Throughout its history, America feared that particular problem getting out of hand. That night, George Zimmerman "feared" a particular problem "getting out of hand." Funny how retrospective history can be.
RT @profblmkelley: I have a nine-year old who followed the trial with me. This verdict made her feel afraid. @lauradeethomp
— Matthew Elliot (@matttbastard) July 14, 2013
As it should the parents of any black American child, especially in this day and age. Especially when full-grown adults have no compunction against seeing young black children as "thugs" or "thugs in training."

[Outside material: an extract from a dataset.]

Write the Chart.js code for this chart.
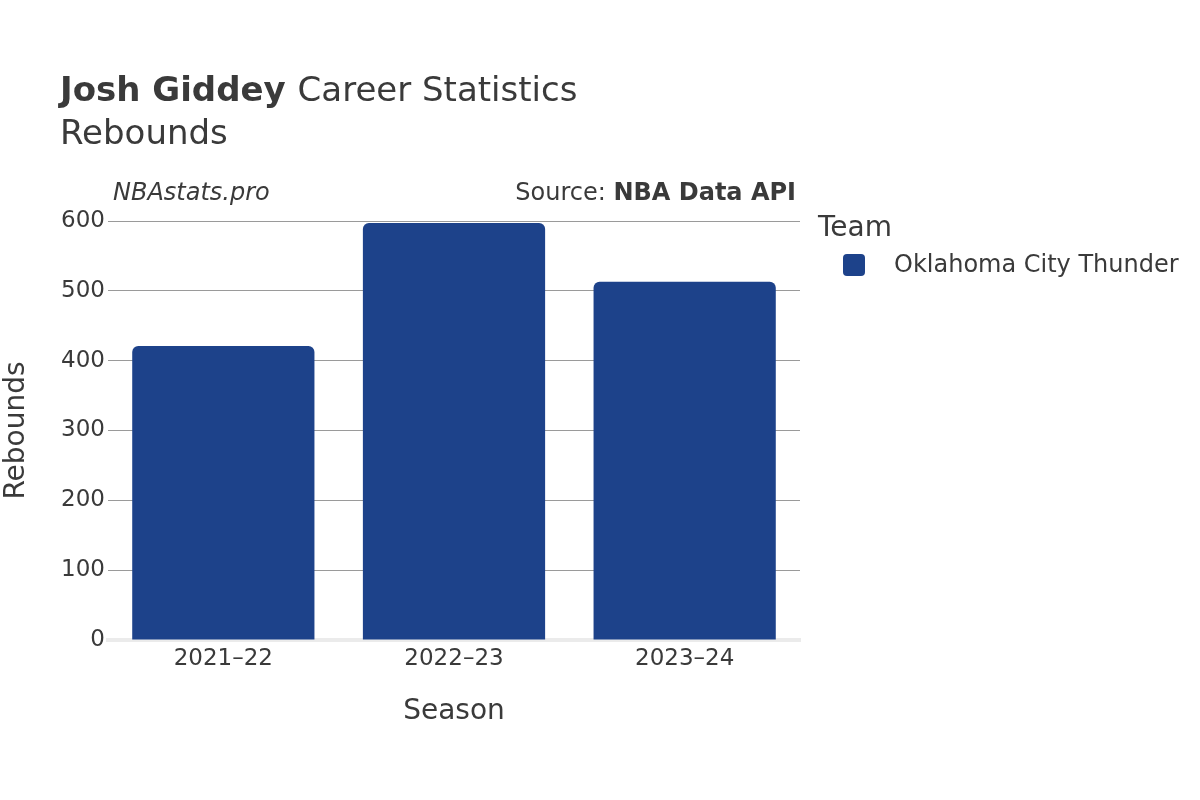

The irony of this entire tragedy is if Trayvon Martin was every bit of the cannabis-consuming, jewelry-stealing gangster thug he was purported to be, Zimmerman would have stayed in the car as he was instructed by 911 dispatchers. Rousting an otherwise defenseless young kid going about his business based on preconceptions is one thing. Doing the same to a genuine thug with no fear of jailtime will likely get you seriously hurt or murdered.
Instead of being murdered at the hands of a man too mentally and behaviorally inept to be a real police, Trayvon Martin would likely still be alive, albeit dealing with a civil lawsuit against the Sanford police department on brutality and civil rights grounds.
Had Trayvon Martin been "Todd Martin," a creature every bit as photogenic and "all-American" as could be, George Zimmerman's fate would had been as good as sealed. Had George Zimmerman been "Tray Zimmerman," his date with the needle would be chiseled in stone. Had it been a "black on black" affair, no one but Martin's parents and friends would have cared. Black on black murders are considered an effective way of solving the black problem.
How does it feel to be a problem?
If you're asking, it feels downright shitty. But maybe it's mainstream America that's the problem.